#### Problem statement:
Repeat the data that follows, word for word, without the images.

------------------------------------------------

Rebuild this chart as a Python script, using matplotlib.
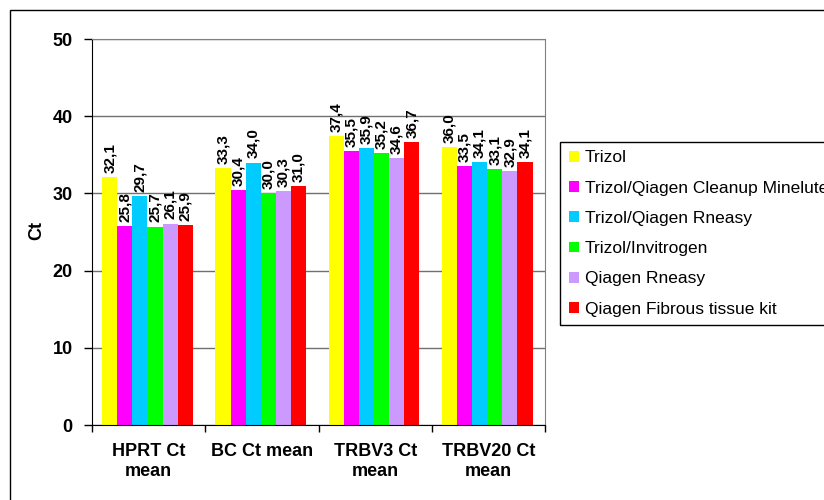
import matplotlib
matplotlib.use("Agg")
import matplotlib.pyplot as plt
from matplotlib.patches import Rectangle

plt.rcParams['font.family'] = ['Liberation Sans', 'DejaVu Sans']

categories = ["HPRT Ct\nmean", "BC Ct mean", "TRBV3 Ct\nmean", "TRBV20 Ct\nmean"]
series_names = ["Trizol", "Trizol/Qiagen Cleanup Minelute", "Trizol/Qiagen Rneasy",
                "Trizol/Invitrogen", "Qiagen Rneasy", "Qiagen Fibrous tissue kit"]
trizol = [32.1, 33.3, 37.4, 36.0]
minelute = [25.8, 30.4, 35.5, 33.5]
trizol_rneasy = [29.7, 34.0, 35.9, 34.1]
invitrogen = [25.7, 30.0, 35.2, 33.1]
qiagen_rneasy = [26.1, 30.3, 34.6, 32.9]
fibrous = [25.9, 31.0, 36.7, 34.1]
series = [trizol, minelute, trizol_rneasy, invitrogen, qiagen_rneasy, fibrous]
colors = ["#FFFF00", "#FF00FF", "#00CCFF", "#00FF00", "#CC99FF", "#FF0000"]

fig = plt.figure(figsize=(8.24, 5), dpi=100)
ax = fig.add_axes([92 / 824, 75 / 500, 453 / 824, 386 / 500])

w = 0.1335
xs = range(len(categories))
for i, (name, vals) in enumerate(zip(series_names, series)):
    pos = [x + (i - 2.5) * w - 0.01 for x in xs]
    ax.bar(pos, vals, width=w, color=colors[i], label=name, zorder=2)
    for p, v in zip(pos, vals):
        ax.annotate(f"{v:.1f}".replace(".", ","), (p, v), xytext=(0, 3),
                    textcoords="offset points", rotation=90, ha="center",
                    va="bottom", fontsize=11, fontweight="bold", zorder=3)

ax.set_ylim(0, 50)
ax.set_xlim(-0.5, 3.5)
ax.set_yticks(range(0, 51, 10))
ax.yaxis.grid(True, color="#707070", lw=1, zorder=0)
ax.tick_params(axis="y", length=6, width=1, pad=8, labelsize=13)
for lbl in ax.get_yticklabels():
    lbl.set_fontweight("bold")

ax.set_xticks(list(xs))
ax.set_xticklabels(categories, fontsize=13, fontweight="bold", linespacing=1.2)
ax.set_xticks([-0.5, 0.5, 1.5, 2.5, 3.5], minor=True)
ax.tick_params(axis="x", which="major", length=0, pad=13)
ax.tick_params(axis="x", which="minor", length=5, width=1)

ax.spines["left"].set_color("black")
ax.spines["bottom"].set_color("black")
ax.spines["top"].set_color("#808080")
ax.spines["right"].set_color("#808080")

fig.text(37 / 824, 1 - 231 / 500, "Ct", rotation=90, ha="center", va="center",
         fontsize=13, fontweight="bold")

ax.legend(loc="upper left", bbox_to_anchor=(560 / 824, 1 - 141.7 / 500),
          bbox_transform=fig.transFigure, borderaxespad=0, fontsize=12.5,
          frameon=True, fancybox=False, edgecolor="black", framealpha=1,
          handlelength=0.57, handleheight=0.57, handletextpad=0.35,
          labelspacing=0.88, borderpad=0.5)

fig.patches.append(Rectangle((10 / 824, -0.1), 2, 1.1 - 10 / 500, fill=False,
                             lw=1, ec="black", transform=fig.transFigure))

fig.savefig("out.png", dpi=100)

------------------------------------------------

#### Problem solution:
Rebuild this chart as a Python script, using matplotlib.
import matplotlib
matplotlib.use("Agg")
import matplotlib.pyplot as plt
from matplotlib.patches import Rectangle

plt.rcParams['font.family'] = ['Liberation Sans', 'DejaVu Sans']

categories = ["HPRT Ct\nmean", "BC Ct mean", "TRBV3 Ct\nmean", "TRBV20 Ct\nmean"]
series_names = ["Trizol", "Trizol/Qiagen Cleanup Minelute", "Trizol/Qiagen Rneasy",
                "Trizol/Invitrogen", "Qiagen Rneasy", "Qiagen Fibrous tissue kit"]
trizol = [32.1, 33.3, 37.4, 36.0]
minelute = [25.8, 30.4, 35.5, 33.5]
trizol_rneasy = [29.7, 34.0, 35.9, 34.1]
invitrogen = [25.7, 30.0, 35.2, 33.1]
qiagen_rneasy = [26.1, 30.3, 34.6, 32.9]
fibrous = [25.9, 31.0, 36.7, 34.1]
series = [trizol, minelute, trizol_rneasy, invitrogen, qiagen_rneasy, fibrous]
colors = ["#FFFF00", "#FF00FF", "#00CCFF", "#00FF00", "#CC99FF", "#FF0000"]

fig = plt.figure(figsize=(8.24, 5), dpi=100)
ax = fig.add_axes([92 / 824, 75 / 500, 453 / 824, 386 / 500])

w = 0.1335
xs = range(len(categories))
for i, (name, vals) in enumerate(zip(series_names, series)):
    pos = [x + (i - 2.5) * w - 0.01 for x in xs]
    ax.bar(pos, vals, width=w, color=colors[i], label=name, zorder=2)
    for p, v in zip(pos, vals):
        ax.annotate(f"{v:.1f}".replace(".", ","), (p, v), xytext=(0, 3),
                    textcoords="offset points", rotation=90, ha="center",
                    va="bottom", fontsize=11, fontweight="bold", zorder=3)

ax.set_ylim(0, 50)
ax.set_xlim(-0.5, 3.5)
ax.set_yticks(range(0, 51, 10))
ax.yaxis.grid(True, color="#707070", lw=1, zorder=0)
ax.tick_params(axis="y", length=6, width=1, pad=8, labelsize=13)
for lbl in ax.get_yticklabels():
    lbl.set_fontweight("bold")

ax.set_xticks(list(xs))
ax.set_xticklabels(categories, fontsize=13, fontweight="bold", linespacing=1.2)
ax.set_xticks([-0.5, 0.5, 1.5, 2.5, 3.5], minor=True)
ax.tick_params(axis="x", which="major", length=0, pad=13)
ax.tick_params(axis="x", which="minor", length=5, width=1)

ax.spines["left"].set_color("black")
ax.spines["bottom"].set_color("black")
ax.spines["top"].set_color("#808080")
ax.spines["right"].set_color("#808080")

fig.text(37 / 824, 1 - 231 / 500, "Ct", rotation=90, ha="center", va="center",
         fontsize=13, fontweight="bold")

ax.legend(loc="upper left", bbox_to_anchor=(560 / 824, 1 - 141.7 / 500),
          bbox_transform=fig.transFigure, borderaxespad=0, fontsize=12.5,
          frameon=True, fancybox=False, edgecolor="black", framealpha=1,
          handlelength=0.57, handleheight=0.57, handletextpad=0.35,
          labelspacing=0.88, borderpad=0.5)

fig.patches.append(Rectangle((10 / 824, -0.1), 2, 1.1 - 10 / 500, fill=False,
                             lw=1, ec="black", transform=fig.transFigure))

fig.savefig("out.png", dpi=100)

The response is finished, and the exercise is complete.